Но если слова, одновременно приложимые в Коране к Божественному и тварному, расщепляются на два смысла, то допустимо полагать, что слова, приложимые в обычной речи к тварному миру и не употребленные в Писании, могут дать некое знание о мире Божественном, источнике тварного мира. Вспомним: слова Мощь и Рука приложимы к Богу, и те же слова мощь и рука приложимы к человеку [В арабском языке не было и нет заглавных (прописных) букв. К Богу или к тварному существу относятся арабские слова кудра и яд — это всегда ясно из контекста.]. А другие слова? И когда аль-Газали говорит о Божественных письменах [У Хорхе Луиса Борхеса сходная тема решается в новелле «Письмена Бога» (сборник «Алеф», 1949 г.).], о том, что Бог проявил свою речь посредством ощутимых вещей, он подразумевает следующее. Не только слова, употребленные в Коране, расщепляются на тварный и Божественный смысл. Но и любое слово, за пределами Корана, не попавшее в него вследствие прекращения Божественного Откровения, может иметь, имеет (должно иметь?) два смысла – тварный и Божественный. Слово, любое слово, расщепляется, удваивается. Каждое слово, всякий текст, несущие в себе тварный смысл, могут стать ключом к постижению иного смысла Божественного [Уж казалось бы, какой Божественный смысл можно обнаружить в ногтях и слюне? Но это удается исламским мистикам. См. ниже раздел «Совершенный Человек как Зеркало Бога и матрица мира».]. Крайнее выражение этой тенденции – хуруфизм [от араб, хуруф, звуки-буквы.], выражавшийся в поисках скрытого Божественного смысла в числовых значениях слов и их сочетаний, приписывании неких смыслов отдельным буквам различных слов (не только коранических)5.

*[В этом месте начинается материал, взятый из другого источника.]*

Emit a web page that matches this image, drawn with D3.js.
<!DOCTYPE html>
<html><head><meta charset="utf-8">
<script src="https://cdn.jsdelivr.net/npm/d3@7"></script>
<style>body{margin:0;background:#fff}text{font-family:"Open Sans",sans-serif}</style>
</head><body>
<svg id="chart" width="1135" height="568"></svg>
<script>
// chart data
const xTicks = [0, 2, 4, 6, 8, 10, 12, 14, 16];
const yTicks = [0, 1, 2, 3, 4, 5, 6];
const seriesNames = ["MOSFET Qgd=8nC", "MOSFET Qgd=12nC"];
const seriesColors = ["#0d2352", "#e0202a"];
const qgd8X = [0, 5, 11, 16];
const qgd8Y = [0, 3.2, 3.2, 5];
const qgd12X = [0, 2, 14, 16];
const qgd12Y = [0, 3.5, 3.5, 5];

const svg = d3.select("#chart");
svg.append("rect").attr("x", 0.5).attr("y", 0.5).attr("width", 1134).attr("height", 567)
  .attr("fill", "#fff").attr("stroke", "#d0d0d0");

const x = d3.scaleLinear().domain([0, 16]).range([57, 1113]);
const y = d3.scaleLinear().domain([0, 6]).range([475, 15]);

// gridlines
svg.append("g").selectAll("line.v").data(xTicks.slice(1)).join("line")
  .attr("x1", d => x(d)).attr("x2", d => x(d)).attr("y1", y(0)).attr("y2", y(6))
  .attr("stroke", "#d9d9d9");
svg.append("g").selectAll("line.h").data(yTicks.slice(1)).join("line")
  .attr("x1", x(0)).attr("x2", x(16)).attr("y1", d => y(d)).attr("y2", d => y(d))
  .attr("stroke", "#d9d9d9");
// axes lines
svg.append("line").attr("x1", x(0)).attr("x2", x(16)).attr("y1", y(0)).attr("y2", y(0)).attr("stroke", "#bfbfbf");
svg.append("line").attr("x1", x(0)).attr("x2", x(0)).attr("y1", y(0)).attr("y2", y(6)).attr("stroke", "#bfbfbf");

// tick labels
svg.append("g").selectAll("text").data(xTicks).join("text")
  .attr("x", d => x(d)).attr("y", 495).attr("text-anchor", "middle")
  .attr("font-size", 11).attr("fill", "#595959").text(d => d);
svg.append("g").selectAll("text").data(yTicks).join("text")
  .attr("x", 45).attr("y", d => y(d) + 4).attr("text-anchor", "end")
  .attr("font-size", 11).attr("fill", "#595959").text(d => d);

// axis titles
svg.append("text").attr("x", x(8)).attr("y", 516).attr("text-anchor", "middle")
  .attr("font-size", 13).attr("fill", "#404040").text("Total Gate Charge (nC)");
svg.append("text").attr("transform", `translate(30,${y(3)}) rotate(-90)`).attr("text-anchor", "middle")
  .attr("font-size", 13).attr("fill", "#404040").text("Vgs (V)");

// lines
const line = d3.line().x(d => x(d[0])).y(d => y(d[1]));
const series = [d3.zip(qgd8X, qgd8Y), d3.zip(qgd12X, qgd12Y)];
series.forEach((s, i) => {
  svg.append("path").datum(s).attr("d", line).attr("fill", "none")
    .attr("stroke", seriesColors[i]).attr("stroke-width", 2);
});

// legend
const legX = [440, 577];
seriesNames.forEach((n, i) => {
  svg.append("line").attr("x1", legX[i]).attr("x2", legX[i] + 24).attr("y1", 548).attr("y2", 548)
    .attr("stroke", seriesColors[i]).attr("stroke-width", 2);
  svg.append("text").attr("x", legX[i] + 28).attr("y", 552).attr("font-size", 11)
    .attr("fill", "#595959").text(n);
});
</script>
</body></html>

Слова становятся материалом для спекулятивного [Напомню, что слово спекуляция в смысле философское умозрение происходит от латинского speculum, Зеркало. Правда, в арабском языке спекуляция (назар) напрямую с Зеркалом не соотнесена, а связана с рассмотрением.] конструирования трансцендентного, недоступного для человека, Божественного мира.

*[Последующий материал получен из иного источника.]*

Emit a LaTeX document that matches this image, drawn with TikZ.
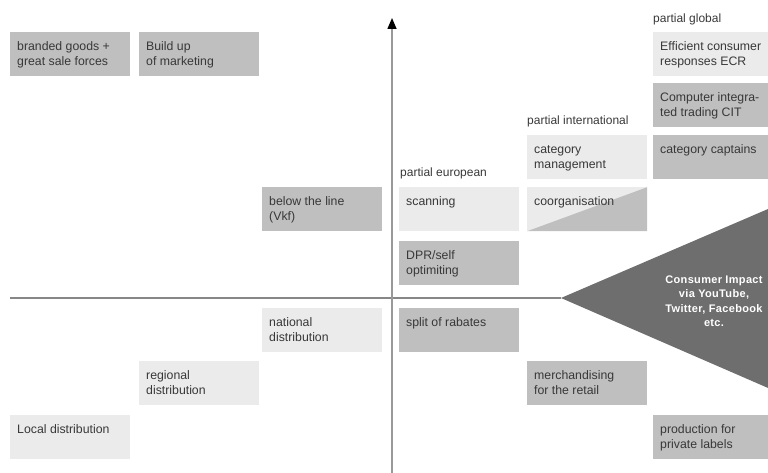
\documentclass[tikz,border=0pt]{standalone}
\usepackage{fontspec}
\setmainfont{Liberation Sans}
\newfontfamily\impactfam[LetterSpace=3]{Liberation Sans}
\usetikzlibrary{arrows.meta}
\definecolor{cellDark}{HTML}{BFBFBF}
\definecolor{cellLight}{HTML}{EBEBEB}
\definecolor{triGray}{HTML}{6E6E6E}
\definecolor{txtGray}{HTML}{383838}
\newcommand\celltext[1]{\parbox[c][44pt][t]{106pt}{\raggedright\rule{0pt}{18pt}#1}}

\begin{document}
\begin{tikzpicture}[x=1pt,y=-1pt,
  cell/.style={anchor=north west, inner xsep=7pt, inner ysep=0pt, text=txtGray, font=\fontsize{12.3}{15}\selectfont},
  darkcell/.style={cell, fill=cellDark},
  lightcell/.style={cell, fill=cellLight},
  grouplabel/.style={anchor=west, inner sep=0pt, text=txtGray, font=\fontsize{12}{14}\selectfont}]
\useasboundingbox (0,0) rectangle (768,473);
% axes
\coordinate (hstart) at (10,298);
\coordinate (apex) at (561,298);
\coordinate (vbot) at (392,473);
\coordinate (vtop) at (392,18);
\fill[triGray] (apex) -- (775,206) -- (775,391) -- cycle;
\draw[black!47, line width=2pt] (hstart) -- (apex);
\draw[black!40, line width=1.5pt, -{Triangle[length=11pt,width=9pt,black]}] (vbot) -- (vtop);
% top left
\node[darkcell] (brand) at (10,32) {\celltext{branded goods +\\great sale forces}};
\node[darkcell] (marketing) at (139,32) {\celltext{Build up\\of marketing}};
\node[darkcell] (belowline) at (262,187) {\celltext{below the line\\(Vkf)}};
% partial european
\node[grouplabel] (european) at (400,173) {partial european};
\node[lightcell] (scanning) at (399,187) {\celltext{scanning}};
\node[darkcell] (dpr) at (399,241) {\celltext{DPR/self\\optimiting}};
% partial international
\node[grouplabel] (international) at (527,121) {partial international};
\node[lightcell] (catmgmt) at (527,135) {\celltext{category\\management}};
\node[lightcell, path picture={\fill[cellDark] (path picture bounding box.south west) -- (path picture bounding box.north east) -- (path picture bounding box.south east) -- cycle;}] (coorg) at (527,187) {\celltext{coorganisation}};
% partial global
\node[grouplabel] (global) at (653,19) {partial global};
\node[lightcell] (ecr) at (653,32) {\celltext{Efficient consumer\\responses ECR}};
\node[darkcell] (cit) at (653,83) {\celltext{Computer integra-\\ted trading CIT}};
\node[darkcell] (captains) at (653,135) {\celltext{category captains}};
% lower half
\node[lightcell] (national) at (262,308) {\celltext{national\\distribution}};
\node[lightcell] (regional) at (139,361) {\celltext{regional\\distribution}};
\node[lightcell] (local) at (10,415) {\celltext{Local distribution}};
\node[darkcell] (rabates) at (399,308) {\celltext{split of rabates}};
\node[darkcell] (merch) at (527,361) {\celltext{merchandising\\for the retail}};
\node[darkcell] (privlab) at (653,415) {\celltext{production for\\private labels}};
% consumer impact
\node[text=white, align=center, font=\impactfam\bfseries\fontsize{11}{14.5}\selectfont] (impact) at (714,301) {Consumer Impact\\via YouTube,\\Twitter, Facebook\\etc.};
\end{tikzpicture}
\end{document}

Однако и это не все. Предметам приписываются новые свойства не только в зависимости от того, насколько точно познан сам предмет, но и в зависимости от того, что дал перенос его имени на недоступные сущности. Описание трансцендентного мира в терминах мира земного, тварного приводит к тому, что и этот, тварный мир вовлекается в процесс спекулятивного конструирования. Это и концепция Совершенного Человека, одновременно Божественного и земного, и метафизика Света, который может трактоваться как Богоявленность в тварном мире, и концепция единства бытия, которая, как следует даже из самого ее названия, предполагает некое единство Божественного и тварного. Происходит своего рода зеркальная игра мысли: от тварных предметов к вещам трансцендентным – к тварному миру. И обратно…

Среди ословесенных вещей человеческого мира или, как посмотреть, овеществленных слов – Зеркало. Само Зеркало — опредмеченное выражение расщепления единого. Зеркало удваивает мир – подобно тому, как удваивает его слово, употребленное в, назовем это так, коранической языковой среде, т. е. в той стихии арабского языка, которая структурируется Кораном.

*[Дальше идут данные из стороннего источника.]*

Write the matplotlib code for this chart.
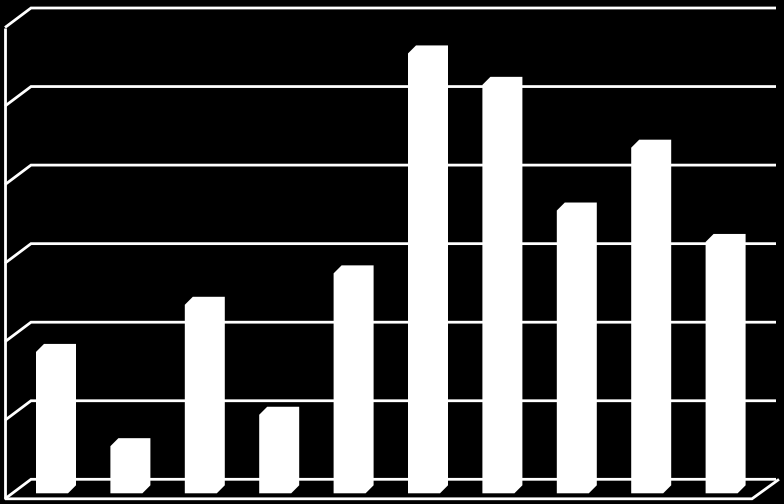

Но Зеркало еще и предмет исключительно необычный – не ровня другим предметам. И редкий. Представим себе мир средневекового мусульманина. Он, этот мир, шершавый и по преимуществу тусклый [Допустимо высказать соображение о том, что технологический уровень развития цивилизации определяется количеством искусственных зеркальных поверхностей на душу населения.]. Глинобитные или каменные постройки; окна, естественно, не застеклены; песок и пыль набиваются в шерсть верблюду; грубые одежды бурого цвета; войлочные стволы пальм… И среди этой тусклой шершавости отполированные человеком или Богом островки иного мира – крайне немногочисленные Зеркала. Да еще почти такие же редкие озерца, в которых можно увидеть небо. Или колодцы, в прохладную глубину которых заброшено Зеркало. Уже только поэтому Зеркало не могло не привлекать не только, скажем, физиков или магов (а они воздали ему должное!), но и спекулятивных мыслителей, тщившихся понять, каким может быть абсолютное Божественное Зеркало.

При этом, как я полагаю, использование Зеркала в спекулятивной мысли допустимо еще рассматривать как своего рода компенсацию, призванную ввести в культурный (в том числе – интеллектуальный, спекулятивный) оборот зрительные образы, которые обладают большим экспликативным потенциалом.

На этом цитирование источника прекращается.